Detwiler’s statistics last year demonstrate the problem. In April, his ERA was 2.03. He pitched three games in May, and his ERA had increased to .276. He was pitching relatively well until May 15th when he hurt his back covering first base. But the hitters were hitting him more often in May than they were in April. He went on the DL for a month, then pitched four games in June. He was clearly not the same pitcher, and possibly still injured, because after those four games his ERA rose to 4.13. After pitching one game in July, he was done for the season with a herniated disc in his back.
I don’t know if Detwiler herniated his disc May 15th or did it in June when he was pitching injured and compensating for the pain, throwing his mechanics off. Either way, he still has that herniated disc. He will be dealing with it all of the 2014 season.
Detwiler should start the year in the bullpen. The team needs to see whether Detwiler’s back survives light pitching on a regular basis without a flare up. Detwiler would then also be available as a spot starter if one of the regular rotation guys gets injured, or if Matt Williams wants to insert a left handed pitcher against a lefty-dominant rotation for a game, pushing back the regular starters one game. He would be available to start in double headers.
More importantly for the Nationals, he would be a reliable left hander out of the bullpen who could pitch for two or three innings if needed and not just a lefty on lefty specialist.
Detwiler may be more valuable to the Nationals out of the bullpen this year rather than as a starter. Despite the signing of Jerry Blevins, the left handed part of the bullpen is still suspect. Bullpen work may be less stressful on Detwiler’s back than starting, especially since he is throwing so many fastballs.
From a health perspective, Detwiler may last longer throwing fastballs for one or two innings as a reliever rather than for five to six innings as a starter. Throwing fastballs requires a lot of energy. If the velocity drops on a pitcher’s fastball due to fatigue, those are usually called home runs. I also have a concern about Detwiler re-injuring his surgically repaired hip if his mechanics get out of whack because he is compensating for a sore back. Admittedly, these concerns exist whether Detwiler is starting or relieving, but I suspect throwing thirty pitches an appearance as opposed to eighty or ninety as a starter would be easier on Detwiler’s back and hip.

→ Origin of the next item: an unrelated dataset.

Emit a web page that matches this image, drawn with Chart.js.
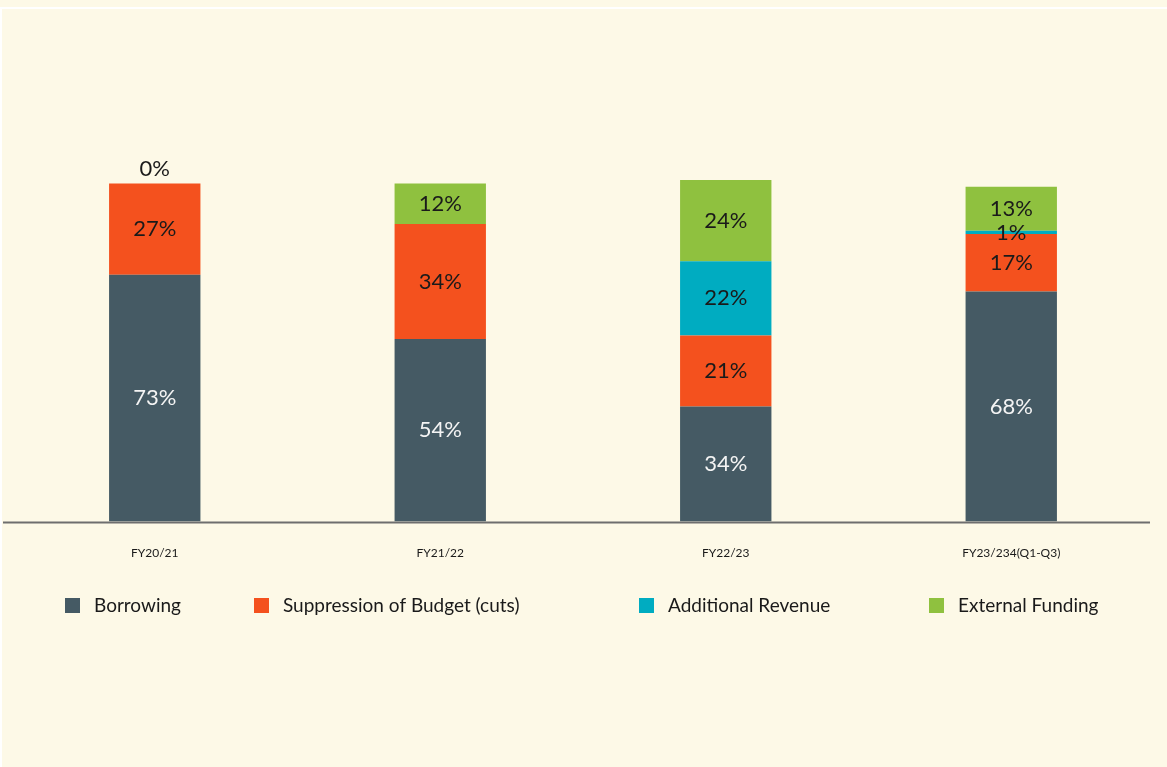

If Detwiler’s back will not take pitching out of the bullpen, moving a left hander up into the bullpen from the minors may be easier than replacing a starter. If Ross is a starter and finds out that his back will not take the strain of starting, he will end up on the DL again and the team will have to figure out who will have to take Detwiler’s place in the starting rotation.
We are all waiting to see how Detwiler looks in spring training. That may tell the Nationals a lot about his health. However, even a healthy Detwiler may belong in the bullpen this year. That may give the Nationals the best chance to make the playoffs.